Thursday, December 3, 2015

Telescope Finds Clue to Black Hole Growth

In this artist's conception, the black hole at the center of our galaxy is surrounded by a hot disk of accreting material. Blue lines trace magnetic fields. The Event Horizon Telescope has measured those magnetic fields for the first time with a resolution six times the size of the event horizon (6 Schwarzschild radii). It found the fields in the disk to be disorderly, with jumbled loops and whorls resembling intertwined spaghetti. In contrast, other regions showed a much more organized pattern, possibly in the region where jets (shown by the narrow yellow streamer) would be generated. Credit: M. Weiss/CfA

A new discovery, published today in the journal Science, has greatly deepened our understanding black holes, which are believed to be the gravitational engines at the centers of most galaxies, including our own. Using an array of telescopes that spans the globe, astronomers detected evidence of magnetic fields near Sagittarius A*, the 4.5-million-solar-mass black hole at the center of the Milky Way. "Understanding these magnetic fields is critical. Nobody has been able to resolve magnetic fields near the event horizon until now," says lead author Michael Johnson of the Harvard-Smithsonian Center for Astrophysics (CfA).

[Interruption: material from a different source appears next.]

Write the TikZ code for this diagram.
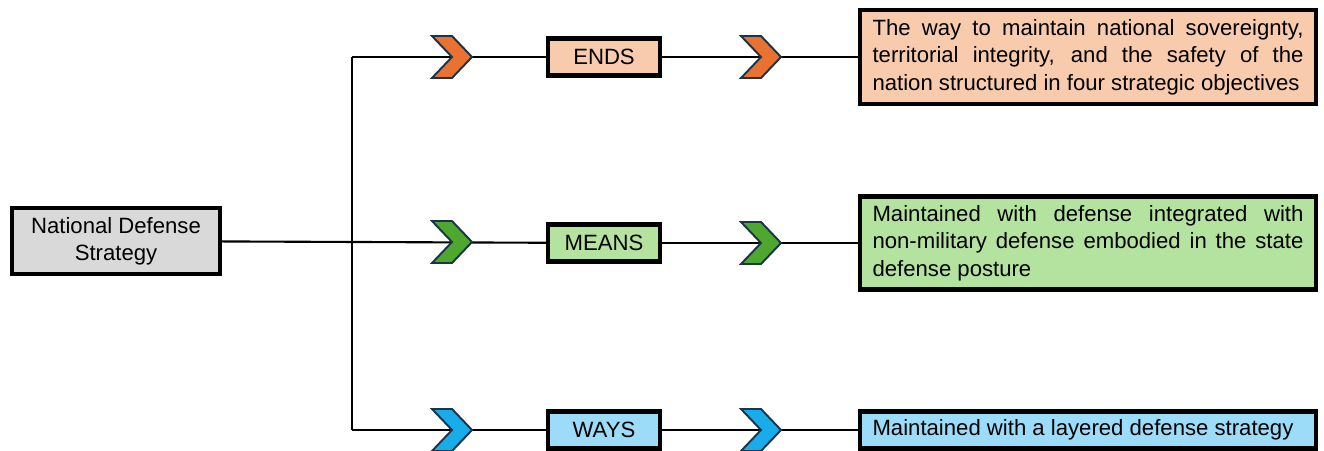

Decades of theoretical work, including enormous computer simulations, have painted a picture of how strong horizon-scale magnetic fields near the black hole contribute to its growth. Now that this international collaboration has discovered high levels of polarization in the radio emissions from Sagittarius A*, physicists have proof that these magnetic fields indeed exist.

Were these magnetic fields not there, “a lot theoretical astrophysics would have to go back to the drawing board,” says Avery Broderick, an Associate Faculty member at Perimeter Institute for Theoretical Physics, jointly appointed at the University of Waterloo.

"These magnetic fields have been predicted to exist, but no one has seen them before. Our data puts decades of theoretical work on solid observational ground," adds principal investigator Shep Doeleman (CfA/MIT), who is assistant director of MIT's Haystack Observatory.

A delightful comic illustrates how the Event Horizon Telescope can measure magnetic fields at our galaxy's core. Credit: Event Horizon Telescope
A delightful comic illustrates how the Event Horizon Telescope can measure magnetic fields at our galaxy's core. Credit: Event Horizon Telescope

Researchers achieved this new finding using the Event Horizon Telescope – an interconnected array of millimeter-wavelength telescopes located around the world. Together, they form an Earth-sized telescope capable of extremely high resolution, which, in the near future, will enable astronomers to image the event horizon of a black hole for the first time in human history.

“There are now enough telescopes in the array, in principle, to make images in the next couple of years,” Broderick added. “This might be the point, like the turn of the last century, when all of a sudden the puzzle pieces click into place.”

Those images will enable astrophysicists to transform our understanding of how black holes grow, how they interact with their surroundings, and even the nature of gravity.

“We are on the cusp of a true first in astronomical exploration,” says Avery Broderick. “We fully expect to have imaged a black hole’s event horizon in a matter of years. This would be an incredible accomplishment, not just for science, but humankind.”